Henry Lawson said...

Why don’t you just come out of the cupboard and declare your true political allegiance - an apologist for the left; we could all live with that instead of your selective rantings against all things conservative under the feigned disguise of concern which doesn’t seem to even contemplate any malfeasance on the part of Labor or the Labor wannabes the Liberal Democrats. I look at Ashcroft and I see someone who has put his money where his mouth is - Crime Stoppers in the UK; endless charities and foundations together with university education endowments. Have you ever had a look at his website or would that be too much like a 'fair go'? Your mean spirited personal tirade says more about you that it does about him. You clearly have too much time on your hands - get a real job.

Rob Parsons said...

Dear Henry

If you bothered to read yourself, you would see that I am a Liberal Democrat and proud of it. I'm not leftwing. It's only blinkered people who see everything in terms of left and right only.

I notice that you have nothing to say about the rest of this lengthy list of Conservative wrongdoing. Is your position that we shouldn't talk about that sort of thing because it's not fair?

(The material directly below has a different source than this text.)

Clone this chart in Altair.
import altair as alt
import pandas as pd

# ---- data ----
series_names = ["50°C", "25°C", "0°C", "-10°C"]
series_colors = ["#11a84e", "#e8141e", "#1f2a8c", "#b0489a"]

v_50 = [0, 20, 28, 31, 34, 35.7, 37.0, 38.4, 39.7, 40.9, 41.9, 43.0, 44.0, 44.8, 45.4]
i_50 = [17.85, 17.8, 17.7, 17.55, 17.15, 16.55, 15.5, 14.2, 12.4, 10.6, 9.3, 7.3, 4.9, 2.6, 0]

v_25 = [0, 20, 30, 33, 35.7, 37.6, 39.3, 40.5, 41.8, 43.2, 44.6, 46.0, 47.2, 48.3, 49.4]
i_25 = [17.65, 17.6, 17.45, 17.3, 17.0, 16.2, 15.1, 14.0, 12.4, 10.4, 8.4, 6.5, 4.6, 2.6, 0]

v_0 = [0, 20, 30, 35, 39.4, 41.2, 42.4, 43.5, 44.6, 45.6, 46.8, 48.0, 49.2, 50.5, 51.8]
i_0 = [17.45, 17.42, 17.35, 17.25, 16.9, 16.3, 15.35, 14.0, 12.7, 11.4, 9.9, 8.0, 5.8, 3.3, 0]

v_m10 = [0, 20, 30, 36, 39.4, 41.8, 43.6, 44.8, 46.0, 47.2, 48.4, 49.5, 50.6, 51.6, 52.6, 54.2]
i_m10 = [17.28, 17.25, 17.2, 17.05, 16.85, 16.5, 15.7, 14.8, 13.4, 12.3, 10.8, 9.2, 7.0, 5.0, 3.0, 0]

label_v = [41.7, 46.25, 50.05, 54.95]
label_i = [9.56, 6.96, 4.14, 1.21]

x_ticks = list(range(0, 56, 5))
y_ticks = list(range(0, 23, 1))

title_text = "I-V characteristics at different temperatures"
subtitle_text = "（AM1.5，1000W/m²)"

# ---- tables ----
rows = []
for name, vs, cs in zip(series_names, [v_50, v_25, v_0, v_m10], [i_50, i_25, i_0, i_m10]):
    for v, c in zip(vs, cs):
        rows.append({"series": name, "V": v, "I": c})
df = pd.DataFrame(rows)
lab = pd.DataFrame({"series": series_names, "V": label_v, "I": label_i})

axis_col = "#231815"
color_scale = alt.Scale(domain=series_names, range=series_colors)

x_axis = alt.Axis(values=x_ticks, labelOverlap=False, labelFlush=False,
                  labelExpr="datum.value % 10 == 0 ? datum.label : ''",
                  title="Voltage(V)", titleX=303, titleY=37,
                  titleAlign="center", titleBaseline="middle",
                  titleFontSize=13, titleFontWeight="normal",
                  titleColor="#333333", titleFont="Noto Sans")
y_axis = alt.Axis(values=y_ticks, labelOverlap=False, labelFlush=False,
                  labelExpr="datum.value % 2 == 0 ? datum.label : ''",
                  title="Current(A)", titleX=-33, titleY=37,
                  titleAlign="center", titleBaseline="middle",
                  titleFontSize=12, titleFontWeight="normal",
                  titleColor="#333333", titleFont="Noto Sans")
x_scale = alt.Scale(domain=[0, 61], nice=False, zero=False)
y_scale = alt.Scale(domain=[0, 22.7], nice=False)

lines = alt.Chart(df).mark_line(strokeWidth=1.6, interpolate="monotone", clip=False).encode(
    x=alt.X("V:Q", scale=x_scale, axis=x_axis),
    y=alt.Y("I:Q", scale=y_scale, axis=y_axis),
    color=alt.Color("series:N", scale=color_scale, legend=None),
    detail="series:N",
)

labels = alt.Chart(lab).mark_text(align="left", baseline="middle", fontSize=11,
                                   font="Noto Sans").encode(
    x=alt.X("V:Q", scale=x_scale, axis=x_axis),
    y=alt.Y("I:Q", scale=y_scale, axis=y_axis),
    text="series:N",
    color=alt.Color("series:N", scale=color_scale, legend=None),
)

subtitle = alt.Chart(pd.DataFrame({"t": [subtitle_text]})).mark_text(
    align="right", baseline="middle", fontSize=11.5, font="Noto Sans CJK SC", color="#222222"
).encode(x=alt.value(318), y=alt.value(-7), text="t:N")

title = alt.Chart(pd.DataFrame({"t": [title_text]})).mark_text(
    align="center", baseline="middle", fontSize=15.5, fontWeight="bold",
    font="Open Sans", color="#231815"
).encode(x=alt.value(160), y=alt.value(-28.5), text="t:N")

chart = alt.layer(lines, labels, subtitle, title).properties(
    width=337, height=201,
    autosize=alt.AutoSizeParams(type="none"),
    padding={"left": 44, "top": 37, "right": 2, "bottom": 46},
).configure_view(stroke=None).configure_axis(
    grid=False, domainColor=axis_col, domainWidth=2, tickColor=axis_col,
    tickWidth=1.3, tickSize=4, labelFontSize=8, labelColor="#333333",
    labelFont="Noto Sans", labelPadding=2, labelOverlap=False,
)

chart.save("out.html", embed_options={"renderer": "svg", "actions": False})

As for Ashcroft, I didn't say he wasn't charitable or patriotic or anything else. That's not the issue. What I did was point out that there are questions about his status as a taxpayer and the status of the funds that he transmits to the Conservative party. He could easily clear both questions up by answering them directly. He has consistently refused to do so. The Conservative party is trying to portray itself as morally upright. Given that these questions concern a broken promise and the legality of the funding they receive from him, they need to be answered. The only mean spirit is in continuing to refuse to answer them.